The defense of necessity does not require immediate danger, but it does require the defendant to prove that he acted in an emergency to prevent significant bodily harm to himself or someone else, and that he did not substantially contribute to the emergency. (CALCRIM No. 3403.) There is no evidence here to indicate that appellant acted in an emergency to prevent significant bodily harm to anyone when he shot Minter. Moreover, there is significant evidence in the record that appellant substantially contributed to the situation, such as his threatening conduct toward Kay, Avalos, Garcia, and Aguilar, before shooting Minter.
Although appellant repeatedly asserts that he would have been killed by Moreno if he did not shoot Minter, there is no evidence of such a threat in the record. Appellant told Detective Salmon that he was afraid to shoot Minter, but he never said he was afraid Moreno would harm him if he did not commit the shooting.
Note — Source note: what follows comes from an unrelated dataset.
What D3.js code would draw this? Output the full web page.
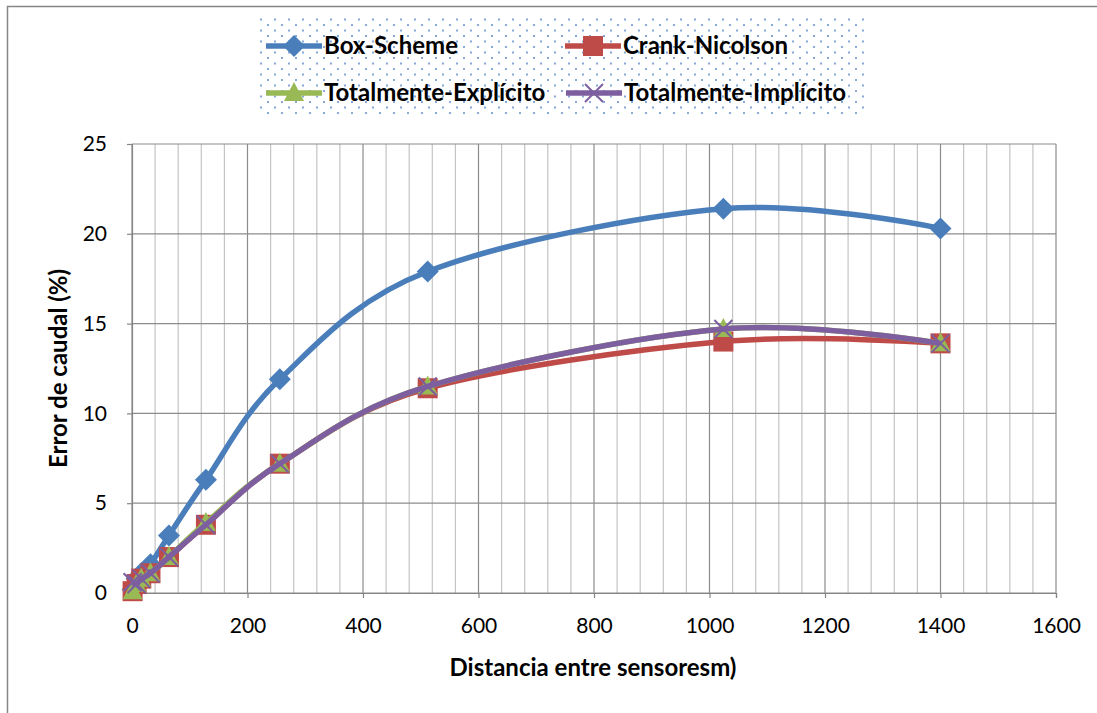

Rather, he stated that he was afraid because he had never shot anyone before. His fear of being killed was based on his fear of being labeled a snitch for speaking to Detective Salmon.
There was no evidence of legal necessity sufficient to deserve consideration by the jury. The trial court accordingly did not err in declining appellant’s request to give CALCRIM No. 3403.
As we have concluded that the trial court did not err in refusing the instructions appellant requested, his claim of cumulative error necessarily fails.
DISPOSITION
The judgment is affirmed.
We concur: EPSTEIN, P. J., WILLHITE, J.